Summer of 1982, when all the other kids my age were either, playing Pac-Man at the arcade, waiting in line at the theater to see “The Breakfast Club,” swimming at the Bountiful Bubble (not the official name), listening to the new Def Leppard album on cassette tape, riding banana bikes up and down Hawaii Hill (again, not on the map) without a helmet (a few of us have been knocked pretty hard on the noggin as a result), I was sitting at a desk, donning professional attire, in a cool (read cold) real estate office. I was planted there every weekday for the entire summer. My job was to answer the phone.
This was a time when all phones were connected to a phone jack in a wall. Although we had long, curly cords that reached around corners and into bathrooms and through kitchens, we were still limited in distance. As a result, due to the importance of availability in said industry, it was imperative that someone be there to take a message and assure the person calling that there would be a return call forthcoming within a reasonable time period. Of course, there was the beloved answering machine, but it was an untrustworthy bedfellow.
Two weeks ago, I phoned an agent to ask about a listing they had. My client had some questions before submitting an offer. I left a message. I followed up with a text requesting they call me when they get a second. I even referenced the property I was calling about. As Realtors, especially in this market, we are all very busy and I, too, will not answer a phone call when I am out with a client. However, as will most of us, I’ll call back as soon as possible. When I hadn’t heard back from this agent by the end of the day, I called and texted again. The next day, I left several more messages and sent texts. This went on for four days. I finally got a phone call back. The agent said they were very busy (as are the rest of us) but finally sent the information requested.
Three days later, we submitted an offer. Once again, I called, emailed and texted. No reply. I wasn’t worried at this point about a competing offer. This agent was apparently unavailable to respond to anyone. The property had been listed for over 940 days; go figure.
As Realtors, we sign up for this gig with full knowledge that our clients are going to need us on nights, weekends and most holidays. We do get Christmas and Easter off (for the most part). I gave this agent the benefit of the doubt. Despite what most of us do, there are really some agents who choose not to work weekends. Most of the time, this is apparent because all of their listings include verbiage in the agent remarks which state that any offer submitted after 4 p.m. Friday will not be responded to until Monday night. Cush job. Not the same job most of us work.

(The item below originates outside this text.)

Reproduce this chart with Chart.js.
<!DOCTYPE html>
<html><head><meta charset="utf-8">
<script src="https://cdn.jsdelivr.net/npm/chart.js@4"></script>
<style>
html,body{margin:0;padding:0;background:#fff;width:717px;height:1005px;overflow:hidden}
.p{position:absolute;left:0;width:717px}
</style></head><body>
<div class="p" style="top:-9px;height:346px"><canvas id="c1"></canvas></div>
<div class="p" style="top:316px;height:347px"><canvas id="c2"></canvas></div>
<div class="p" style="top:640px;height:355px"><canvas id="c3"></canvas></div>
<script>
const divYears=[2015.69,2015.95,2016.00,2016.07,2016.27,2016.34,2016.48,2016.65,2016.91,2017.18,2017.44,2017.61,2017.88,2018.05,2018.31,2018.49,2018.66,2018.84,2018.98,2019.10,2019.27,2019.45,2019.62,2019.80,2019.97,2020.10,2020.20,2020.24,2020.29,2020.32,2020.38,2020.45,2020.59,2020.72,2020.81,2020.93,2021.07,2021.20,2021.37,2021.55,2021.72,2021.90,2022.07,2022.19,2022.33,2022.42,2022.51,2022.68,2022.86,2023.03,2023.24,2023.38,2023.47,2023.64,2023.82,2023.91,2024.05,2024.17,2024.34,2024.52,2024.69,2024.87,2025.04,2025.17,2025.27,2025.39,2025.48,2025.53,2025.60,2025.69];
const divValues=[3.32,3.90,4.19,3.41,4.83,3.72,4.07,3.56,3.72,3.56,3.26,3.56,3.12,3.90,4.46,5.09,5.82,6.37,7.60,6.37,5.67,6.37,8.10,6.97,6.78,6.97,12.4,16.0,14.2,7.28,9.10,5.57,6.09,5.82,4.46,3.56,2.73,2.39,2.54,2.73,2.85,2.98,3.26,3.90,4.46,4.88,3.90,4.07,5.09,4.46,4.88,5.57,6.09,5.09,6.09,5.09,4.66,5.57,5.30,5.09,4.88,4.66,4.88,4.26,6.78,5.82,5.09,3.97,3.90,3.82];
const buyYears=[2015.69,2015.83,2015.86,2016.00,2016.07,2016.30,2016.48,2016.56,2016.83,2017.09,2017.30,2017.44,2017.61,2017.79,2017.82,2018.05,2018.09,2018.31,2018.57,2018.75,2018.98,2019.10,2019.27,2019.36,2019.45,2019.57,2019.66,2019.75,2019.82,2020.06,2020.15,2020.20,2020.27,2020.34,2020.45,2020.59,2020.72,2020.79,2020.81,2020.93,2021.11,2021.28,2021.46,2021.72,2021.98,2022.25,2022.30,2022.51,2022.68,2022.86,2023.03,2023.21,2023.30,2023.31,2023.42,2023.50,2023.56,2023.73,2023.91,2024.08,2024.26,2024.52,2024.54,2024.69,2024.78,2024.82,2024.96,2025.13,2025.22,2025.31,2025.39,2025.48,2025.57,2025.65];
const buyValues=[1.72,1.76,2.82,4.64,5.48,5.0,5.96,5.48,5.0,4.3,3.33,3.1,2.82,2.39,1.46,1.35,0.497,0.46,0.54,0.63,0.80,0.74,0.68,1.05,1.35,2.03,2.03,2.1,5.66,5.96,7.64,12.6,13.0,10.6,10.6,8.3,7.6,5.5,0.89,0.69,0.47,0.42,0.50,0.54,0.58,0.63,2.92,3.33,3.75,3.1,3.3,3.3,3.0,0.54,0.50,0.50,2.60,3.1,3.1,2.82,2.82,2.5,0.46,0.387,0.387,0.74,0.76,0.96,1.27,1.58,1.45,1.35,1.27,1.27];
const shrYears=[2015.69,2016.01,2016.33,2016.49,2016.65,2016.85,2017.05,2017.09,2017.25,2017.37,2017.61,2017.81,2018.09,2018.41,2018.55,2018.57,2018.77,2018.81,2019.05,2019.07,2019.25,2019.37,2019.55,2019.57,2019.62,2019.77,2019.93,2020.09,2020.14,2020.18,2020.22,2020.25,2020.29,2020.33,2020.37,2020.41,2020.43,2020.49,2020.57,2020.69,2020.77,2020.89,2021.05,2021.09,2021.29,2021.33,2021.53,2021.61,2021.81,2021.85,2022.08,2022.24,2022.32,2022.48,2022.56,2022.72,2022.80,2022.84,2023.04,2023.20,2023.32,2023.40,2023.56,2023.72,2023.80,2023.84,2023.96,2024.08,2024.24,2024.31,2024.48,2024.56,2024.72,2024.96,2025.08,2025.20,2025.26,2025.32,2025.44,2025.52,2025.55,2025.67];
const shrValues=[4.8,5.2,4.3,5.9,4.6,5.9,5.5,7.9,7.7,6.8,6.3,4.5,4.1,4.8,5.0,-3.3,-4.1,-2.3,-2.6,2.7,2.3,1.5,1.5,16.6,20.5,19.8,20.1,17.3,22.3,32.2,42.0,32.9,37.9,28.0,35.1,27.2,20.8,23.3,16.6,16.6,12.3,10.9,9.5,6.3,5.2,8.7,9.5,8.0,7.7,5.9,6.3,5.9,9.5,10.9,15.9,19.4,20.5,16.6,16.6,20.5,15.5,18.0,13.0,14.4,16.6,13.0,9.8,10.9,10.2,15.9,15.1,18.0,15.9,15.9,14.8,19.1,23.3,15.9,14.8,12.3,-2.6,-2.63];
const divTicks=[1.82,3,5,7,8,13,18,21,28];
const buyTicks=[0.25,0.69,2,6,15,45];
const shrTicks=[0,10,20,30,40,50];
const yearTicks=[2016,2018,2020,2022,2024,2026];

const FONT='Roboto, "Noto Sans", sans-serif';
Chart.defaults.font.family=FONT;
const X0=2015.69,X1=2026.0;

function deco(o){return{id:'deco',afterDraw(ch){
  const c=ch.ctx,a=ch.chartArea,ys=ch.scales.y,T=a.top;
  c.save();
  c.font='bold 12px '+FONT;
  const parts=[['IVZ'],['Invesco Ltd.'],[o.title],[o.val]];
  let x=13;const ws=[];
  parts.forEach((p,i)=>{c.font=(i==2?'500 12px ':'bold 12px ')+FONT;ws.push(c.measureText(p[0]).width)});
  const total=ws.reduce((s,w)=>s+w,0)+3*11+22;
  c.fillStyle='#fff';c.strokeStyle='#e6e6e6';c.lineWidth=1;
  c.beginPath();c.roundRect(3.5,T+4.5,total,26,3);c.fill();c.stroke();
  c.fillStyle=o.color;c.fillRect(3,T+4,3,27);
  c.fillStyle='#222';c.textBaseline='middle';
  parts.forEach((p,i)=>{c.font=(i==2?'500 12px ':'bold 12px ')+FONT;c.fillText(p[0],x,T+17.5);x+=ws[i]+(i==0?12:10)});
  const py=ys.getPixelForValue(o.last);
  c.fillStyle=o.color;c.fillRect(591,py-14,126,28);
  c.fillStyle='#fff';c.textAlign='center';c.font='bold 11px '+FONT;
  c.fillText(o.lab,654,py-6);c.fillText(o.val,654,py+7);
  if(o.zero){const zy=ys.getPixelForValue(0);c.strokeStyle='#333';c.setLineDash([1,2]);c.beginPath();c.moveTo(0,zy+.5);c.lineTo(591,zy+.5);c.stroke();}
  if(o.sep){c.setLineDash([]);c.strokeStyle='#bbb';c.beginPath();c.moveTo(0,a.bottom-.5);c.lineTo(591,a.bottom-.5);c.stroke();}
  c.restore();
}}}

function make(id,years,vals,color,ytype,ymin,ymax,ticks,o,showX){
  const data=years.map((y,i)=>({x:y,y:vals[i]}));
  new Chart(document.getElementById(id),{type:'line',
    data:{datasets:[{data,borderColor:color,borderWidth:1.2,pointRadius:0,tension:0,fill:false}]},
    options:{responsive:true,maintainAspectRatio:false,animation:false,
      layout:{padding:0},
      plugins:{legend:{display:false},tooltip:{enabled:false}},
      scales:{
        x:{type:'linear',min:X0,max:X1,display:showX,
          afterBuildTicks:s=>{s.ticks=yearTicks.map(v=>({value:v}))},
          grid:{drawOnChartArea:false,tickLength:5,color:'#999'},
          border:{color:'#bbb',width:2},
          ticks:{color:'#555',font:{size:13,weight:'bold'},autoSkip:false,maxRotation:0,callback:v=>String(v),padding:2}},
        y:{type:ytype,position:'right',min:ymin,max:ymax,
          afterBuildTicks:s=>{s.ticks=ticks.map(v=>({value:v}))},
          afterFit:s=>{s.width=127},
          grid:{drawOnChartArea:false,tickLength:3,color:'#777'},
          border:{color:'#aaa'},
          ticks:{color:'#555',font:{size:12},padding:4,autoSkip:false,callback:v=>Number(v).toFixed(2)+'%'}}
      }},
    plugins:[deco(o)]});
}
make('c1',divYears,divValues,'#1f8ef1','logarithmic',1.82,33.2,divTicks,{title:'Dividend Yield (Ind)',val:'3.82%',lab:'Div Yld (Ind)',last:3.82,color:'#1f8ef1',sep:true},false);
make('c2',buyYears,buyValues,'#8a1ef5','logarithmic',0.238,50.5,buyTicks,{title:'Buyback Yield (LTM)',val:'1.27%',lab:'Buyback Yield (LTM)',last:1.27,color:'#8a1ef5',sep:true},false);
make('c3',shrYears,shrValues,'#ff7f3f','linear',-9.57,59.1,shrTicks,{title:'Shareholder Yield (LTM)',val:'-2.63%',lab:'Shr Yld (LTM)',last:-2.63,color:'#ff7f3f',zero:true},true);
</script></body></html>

I gave this agent the benefit of the doubt. It was a weekend. Perhaps they were out of town? We do go out of town occasionally. However, any responsible, reputable Realtor will have someone standing in for us while we are gone. Few of us have ever been on a beach without our laptops and phones.

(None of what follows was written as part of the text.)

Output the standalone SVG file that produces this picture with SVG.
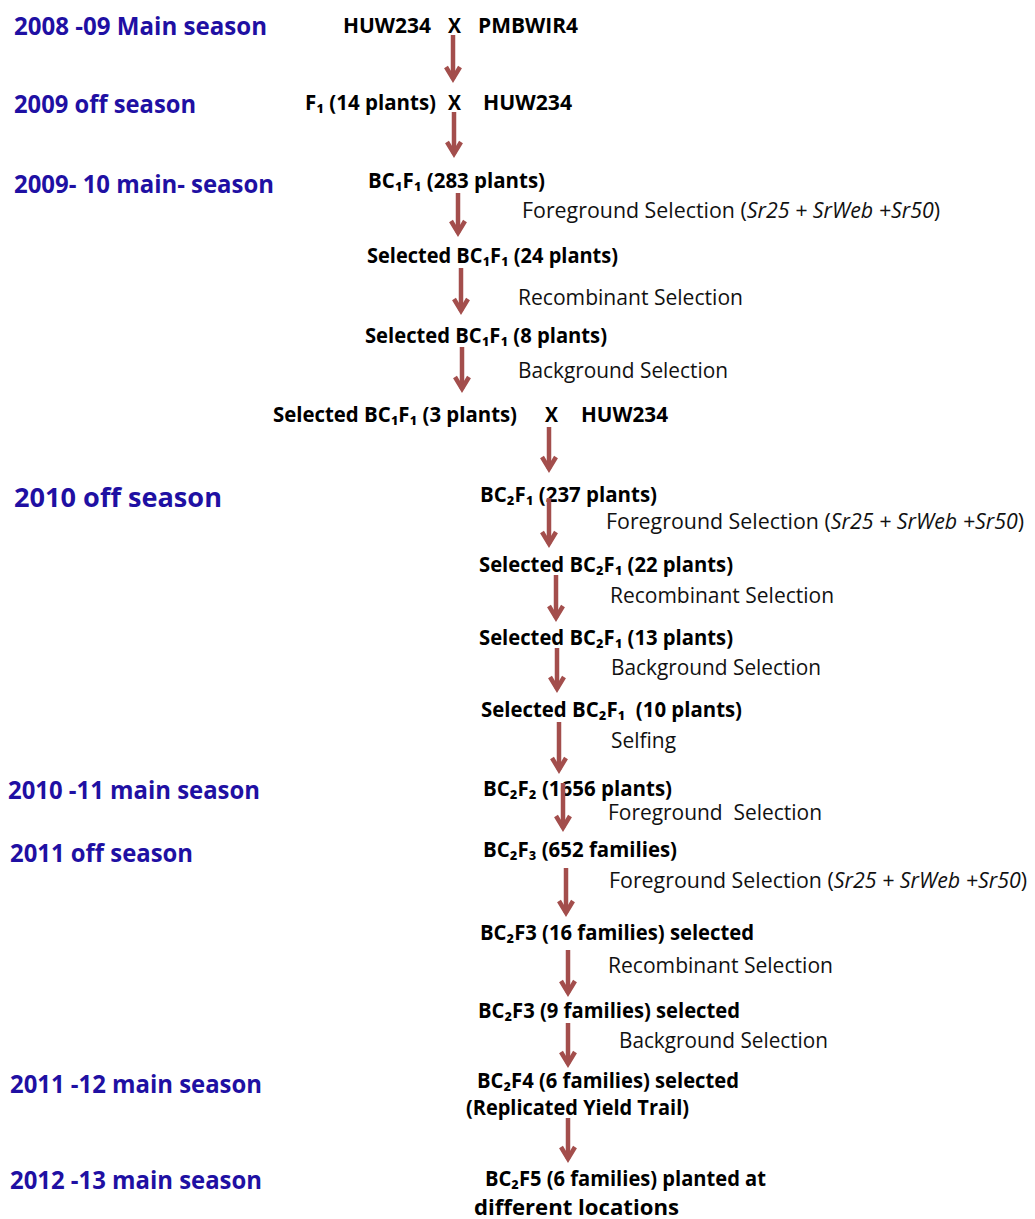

The least that was needed was an acknowledgement that the offer had been received. Surprisingly, that came within two days. The agent will present it as soon as they can get ahold of their client. Two more days passed. A full 48 hours after response deadline and many unanswered texts, phone calls and emails later, after informing this agent I needed to go over their heads, I get a short text: “Will you resend the offer? It’s missing some pages.”

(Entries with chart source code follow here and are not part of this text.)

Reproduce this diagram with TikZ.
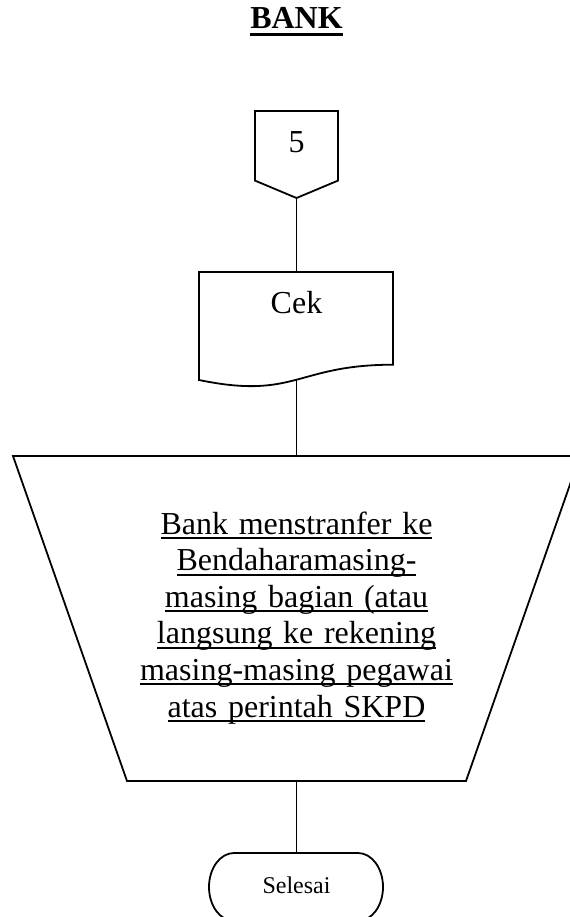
\documentclass[tikz,border=0pt]{standalone}
\usepackage{fontspec}
\setmainfont{Liberation Serif}
\newsavebox\ulinebox
% underline at a fixed depth below the baseline, crossing descenders
\newcommand{\ulline}[1]{\leavevmode\sbox\ulinebox{#1}\rlap{\rule[-3.75pt]{\wd\ulinebox}{1.5pt}}\usebox\ulinebox}
\newcommand{\ulhead}[1]{\leavevmode\sbox\ulinebox{#1}\rlap{\rule[-5.6pt]{\wd\ulinebox}{2.25pt}}\usebox\ulinebox}

\begin{document}
\begin{tikzpicture}[x=0.75pt, y=-0.75pt,
  lbl/.style={inner sep=0pt, anchor=base, font=\fontsize{24}{27.45}\selectfont},
  smalllbl/.style={inner sep=0pt, anchor=base, font=\fontsize{18}{21}\selectfont},
  outline/.style={draw=black, line width=1.35pt, line join=miter},
  link/.style={draw=black, line width=1.35pt}]

\useasboundingbox (0,0) rectangle (569,917);

% heading
\node[lbl, font=\fontsize{24}{28}\selectfont\bfseries] (title) at (296.5,29) {\ulhead{BANK}};

% off-page connector 5
\draw[outline] (255,111) -- (338,111) -- (338,180.6) -- (296.5,198) -- (255,180.6) -- cycle;
\coordinate (off-tip) at (296.5,198);
\node[lbl] (offText) at (296.5,152) {5};

% document: Cek
\draw[outline] (199,272) -- (393,272) -- (393,364.7)
  .. controls (296,364.7) and (296,400) .. (199,380) -- cycle;
\coordinate (cek-top) at (296.5,272);
\coordinate (cek-bot) at (296.5,380);
\node[lbl] (cekText) at (296.5,313) {Cek};

% manual operation
\draw[outline] (13,456) -- (580,456) -- (466,781) -- (127,781) -- cycle;
\coordinate (proc-top) at (296.5,456);
\coordinate (proc-bot) at (296.5,781);
\node[lbl, text width=260pt, align=center] (procText) at (296.5,534)
  {\ulline{Bank menstranfer ke}\\
   \ulline{Bendaharamasing-}\\
   \ulline{masing bagian (atau}\\
   \ulline{langsung ke rekening}\\
   \ulline{masing-masing pegawai}\\
   \ulline{atas perintah SKPD}};

% terminator (its lower edge runs past the page)
\draw[outline] (358,853) .. controls (371.8,853) and (383,868.2) .. (383,887)
  .. controls (383,905.8) and (371.8,921) .. (358,921) -- (234,921)
  .. controls (220.2,921) and (209,905.8) .. (209,887)
  .. controls (209,868.2) and (220.2,853) .. (234,853) -- cycle;
\coordinate (end-top) at (296.5,853);
\node[smalllbl] (endText) at (296.5,893) {Selesai};

% flow lines
\draw[link] (off-tip) -- (cek-top);
\draw[link] (cek-bot) -- (proc-top);
\draw[link] (proc-bot) -- (end-top);
\end{tikzpicture}
\end{document}
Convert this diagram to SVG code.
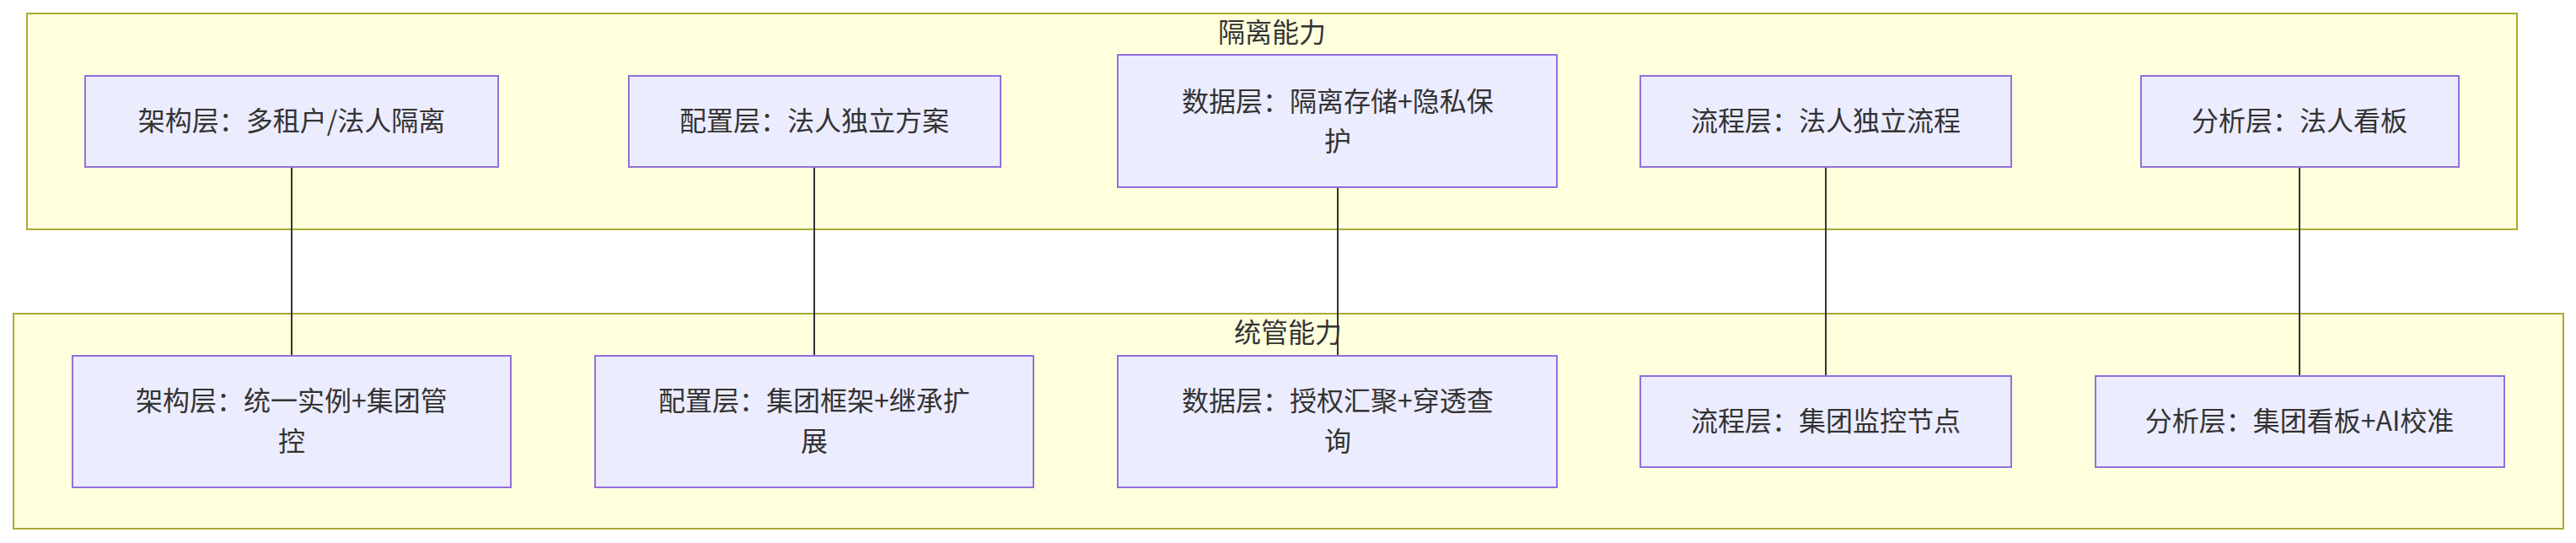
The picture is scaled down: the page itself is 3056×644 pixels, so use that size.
<svg xmlns="http://www.w3.org/2000/svg" width="3056" height="644" viewBox="0 0 3056 644">
<style>
.cl{fill:#ffffde;stroke:#aaaa33;stroke-width:2}
.nd{fill:#ececff;stroke:#9370db;stroke-width:2}
.t{font-family:"Noto Sans CJK SC","Liberation Sans",sans-serif;font-size:32px;fill:#333;text-anchor:middle}
.e{stroke:#333;stroke-width:2;fill:none}
</style>
<rect width="3056" height="644" fill="#fff"/>
<g id="cluster-iso"><rect class="cl" x="32" y="16" width="2954" height="256"/><text class="t" x="1509" y="50">隔离能力</text></g>
<g id="cluster-gov"><rect class="cl" x="16" y="372" width="3025" height="255"/><text class="t" x="1528" y="406">统管能力</text></g>
<g id="connectors">
<line class="e" x1="346" y1="198" x2="346" y2="422"/>
<line class="e" x1="966" y1="198" x2="966" y2="422"/>
<line class="e" x1="1587" y1="222" x2="1587" y2="422"/>
<line class="e" x1="2166" y1="198" x2="2166" y2="446"/>
<line class="e" x1="2728" y1="198" x2="2728" y2="446"/>
</g>
<g id="a1"><rect class="nd" x="101" y="90" width="490" height="108"/><text class="t" x="346" y="155">架构层：多租户/法人隔离</text></g>
<g id="a2"><rect class="nd" x="746" y="90" width="441" height="108"/><text class="t" x="966" y="155">配置层：法人独立方案</text></g>
<g id="a3"><rect class="nd" x="1326" y="65" width="521" height="157"/><text class="t" x="1587" y="132">数据层：隔离存储+隐私保</text><text class="t" x="1587" y="179">护</text></g>
<g id="a4"><rect class="nd" x="1946" y="90" width="440" height="108"/><text class="t" x="2166" y="155">流程层：法人独立流程</text></g>
<g id="a5"><rect class="nd" x="2540" y="90" width="377" height="108"/><text class="t" x="2728" y="155">分析层：法人看板</text></g>
<g id="b1"><rect class="nd" x="86" y="422" width="520" height="156"/><text class="t" x="346" y="487">架构层：统一实例+集团管</text><text class="t" x="346" y="535">控</text></g>
<g id="b2"><rect class="nd" x="706" y="422" width="520" height="156"/><text class="t" x="966" y="487">配置层：集团框架+继承扩</text><text class="t" x="966" y="535">展</text></g>
<g id="b3"><rect class="nd" x="1326" y="422" width="521" height="156"/><text class="t" x="1587" y="487">数据层：授权汇聚+穿透查</text><text class="t" x="1587" y="535">询</text></g>
<g id="b4"><rect class="nd" x="1946" y="446" width="440" height="108"/><text class="t" x="2166" y="511">流程层：集团监控节点</text></g>
<g id="b5"><rect class="nd" x="2486" y="446" width="485" height="108"/><text class="t" x="2728" y="511">分析层：集团看板+AI校准</text></g>
</svg>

Umm, what? I was told it was received. I assumed it had been read. I went to my computer and pulled up what I had sent. It was a complete offer. All the pages were there. I resent and asked the agent to acknowledge receipt. That was yesterday. This will come as a shock ... no response.
At this point, I will be going over their heads. My clients deserve a response. I am under no illusion that this agent’s seller has any idea that an offer has been cast into the net. For the love of everything that is holy ... be sure the Realtor you choose answers their phone. Those of us who value what we do will.